» Task instructions:
Make an exact copy of all the material below, apart from the pictures.
══════════
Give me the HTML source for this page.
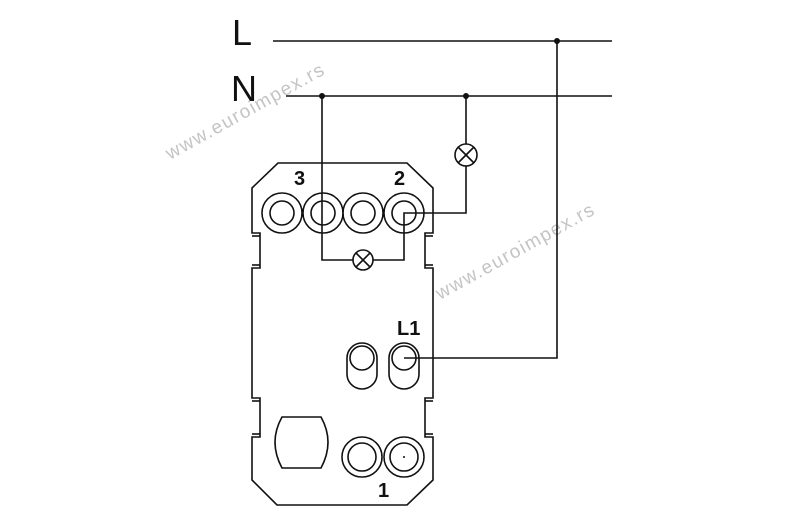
<!DOCTYPE html>
<html><head><style>body{margin:0;background:#fff}</style></head><body>
<svg width="800" height="523" viewBox="0 0 800 523" xmlns="http://www.w3.org/2000/svg">
<g font-family="Liberation Sans, sans-serif" fill="#c4c4c4" font-size="19" letter-spacing="1.5">
<text x="0" y="0" transform="translate(170,160) rotate(-29)">www.euroimpex.rs</text>
<text x="0" y="0" transform="translate(440,300) rotate(-29)">www.euroimpex.rs</text>
</g>
<g stroke="#111" stroke-width="1.6" fill="none">
<path d="M278,163 L407,163 L433,188 L433,233 L425,233 L425,268 L433,268 L433,398 L425,398 L425,437 L433,437 L433,480 L407,505 L277,505 L252,480 L252,437 L260,437 L260,398 L252,398 L252,268 L260,268 L260,233 L252,233 L252,188 Z"/>
<line x1="252" y1="236" x2="260" y2="236"/><line x1="252" y1="265" x2="260" y2="265"/>
<line x1="425" y1="236" x2="433" y2="236"/><line x1="425" y1="265" x2="433" y2="265"/>
<line x1="252" y1="401" x2="260" y2="401"/><line x1="252" y1="434" x2="260" y2="434"/>
<line x1="425" y1="401" x2="433" y2="401"/><line x1="425" y1="434" x2="433" y2="434"/>
<circle cx="282" cy="213" r="20"/><circle cx="323" cy="213" r="20"/>
<circle cx="363" cy="213" r="20"/><circle cx="404" cy="213" r="20"/>
<circle cx="362" cy="457" r="20"/><circle cx="404" cy="457" r="20"/>
</g>
<g fill="#fff">
<circle cx="282" cy="213" r="19.1"/><circle cx="323" cy="213" r="19.1"/>
<circle cx="363" cy="213" r="19.1"/><circle cx="404" cy="213" r="19.1"/>
<circle cx="362" cy="457" r="19.1"/><circle cx="404" cy="457" r="19.1"/>
</g>
<g stroke="#111" stroke-width="1.6" fill="none">
<circle cx="282" cy="213" r="12"/><circle cx="323" cy="213" r="12"/>
<circle cx="363" cy="213" r="12"/><circle cx="404" cy="213" r="12"/>
<circle cx="362" cy="457" r="14"/><circle cx="404" cy="457" r="14"/>
<line x1="273" y1="41" x2="612" y2="41"/>
<line x1="286" y1="96" x2="612" y2="96"/>
<polyline points="557,41 557,358 404,358"/>
<polyline points="322,96 322,260 353,260"/>
<polyline points="373,260 404,260 404,213 466,213 466,166"/>
<line x1="466" y1="96" x2="466" y2="144"/>
<circle cx="466" cy="155" r="11"/>
<path d="M458,147 L474,163 M474,147 L458,163"/>
<circle cx="363" cy="260" r="10"/>
<path d="M356,253 L370,267 M370,253 L356,267"/>
<rect x="347" y="343" width="30" height="46" rx="15"/>
<rect x="389" y="343" width="30" height="46" rx="15"/>
<circle cx="362" cy="358" r="12"/><circle cx="404" cy="358" r="12"/>
<path d="M282,417 L321,417 Q335,442 321,468 L282,468 Q268,442 282,417 Z"/>
</g>
<g fill="#111">
<circle cx="557" cy="41" r="3"/><circle cx="322" cy="96" r="3"/><circle cx="466" cy="96" r="3"/>
<circle cx="404" cy="457" r="1"/>
</g>
<g font-family="Liberation Sans, sans-serif" fill="#111">
<text x="232" y="45" font-size="36">L</text>
<text x="231" y="101" font-size="36">N</text>
<text x="294" y="185" font-size="20" font-weight="bold">3</text>
<text x="394" y="185" font-size="20" font-weight="bold">2</text>
<text x="397" y="335" font-size="20" font-weight="bold">L1</text>
<text x="378" y="497" font-size="20" font-weight="bold">1</text>
</g>
</svg>
</body></html>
══════════
» Solution to this exercise:
Give me the HTML source for this page.
<!DOCTYPE html>
<html><head><style>body{margin:0;background:#fff}</style></head><body>
<svg width="800" height="523" viewBox="0 0 800 523" xmlns="http://www.w3.org/2000/svg">
<g font-family="Liberation Sans, sans-serif" fill="#c4c4c4" font-size="19" letter-spacing="1.5">
<text x="0" y="0" transform="translate(170,160) rotate(-29)">www.euroimpex.rs</text>
<text x="0" y="0" transform="translate(440,300) rotate(-29)">www.euroimpex.rs</text>
</g>
<g stroke="#111" stroke-width="1.6" fill="none">
<path d="M278,163 L407,163 L433,188 L433,233 L425,233 L425,268 L433,268 L433,398 L425,398 L425,437 L433,437 L433,480 L407,505 L277,505 L252,480 L252,437 L260,437 L260,398 L252,398 L252,268 L260,268 L260,233 L252,233 L252,188 Z"/>
<line x1="252" y1="236" x2="260" y2="236"/><line x1="252" y1="265" x2="260" y2="265"/>
<line x1="425" y1="236" x2="433" y2="236"/><line x1="425" y1="265" x2="433" y2="265"/>
<line x1="252" y1="401" x2="260" y2="401"/><line x1="252" y1="434" x2="260" y2="434"/>
<line x1="425" y1="401" x2="433" y2="401"/><line x1="425" y1="434" x2="433" y2="434"/>
<circle cx="282" cy="213" r="20"/><circle cx="323" cy="213" r="20"/>
<circle cx="363" cy="213" r="20"/><circle cx="404" cy="213" r="20"/>
<circle cx="362" cy="457" r="20"/><circle cx="404" cy="457" r="20"/>
</g>
<g fill="#fff">
<circle cx="282" cy="213" r="19.1"/><circle cx="323" cy="213" r="19.1"/>
<circle cx="363" cy="213" r="19.1"/><circle cx="404" cy="213" r="19.1"/>
<circle cx="362" cy="457" r="19.1"/><circle cx="404" cy="457" r="19.1"/>
</g>
<g stroke="#111" stroke-width="1.6" fill="none">
<circle cx="282" cy="213" r="12"/><circle cx="323" cy="213" r="12"/>
<circle cx="363" cy="213" r="12"/><circle cx="404" cy="213" r="12"/>
<circle cx="362" cy="457" r="14"/><circle cx="404" cy="457" r="14"/>
<line x1="273" y1="41" x2="612" y2="41"/>
<line x1="286" y1="96" x2="612" y2="96"/>
<polyline points="557,41 557,358 404,358"/>
<polyline points="322,96 322,260 353,260"/>
<polyline points="373,260 404,260 404,213 466,213 466,166"/>
<line x1="466" y1="96" x2="466" y2="144"/>
<circle cx="466" cy="155" r="11"/>
<path d="M458,147 L474,163 M474,147 L458,163"/>
<circle cx="363" cy="260" r="10"/>
<path d="M356,253 L370,267 M370,253 L356,267"/>
<rect x="347" y="343" width="30" height="46" rx="15"/>
<rect x="389" y="343" width="30" height="46" rx="15"/>
<circle cx="362" cy="358" r="12"/><circle cx="404" cy="358" r="12"/>
<path d="M282,417 L321,417 Q335,442 321,468 L282,468 Q268,442 282,417 Z"/>
</g>
<g fill="#111">
<circle cx="557" cy="41" r="3"/><circle cx="322" cy="96" r="3"/><circle cx="466" cy="96" r="3"/>
<circle cx="404" cy="457" r="1"/>
</g>
<g font-family="Liberation Sans, sans-serif" fill="#111">
<text x="232" y="45" font-size="36">L</text>
<text x="231" y="101" font-size="36">N</text>
<text x="294" y="185" font-size="20" font-weight="bold">3</text>
<text x="394" y="185" font-size="20" font-weight="bold">2</text>
<text x="397" y="335" font-size="20" font-weight="bold">L1</text>
<text x="378" y="497" font-size="20" font-weight="bold">1</text>
</g>
</svg>
</body></html>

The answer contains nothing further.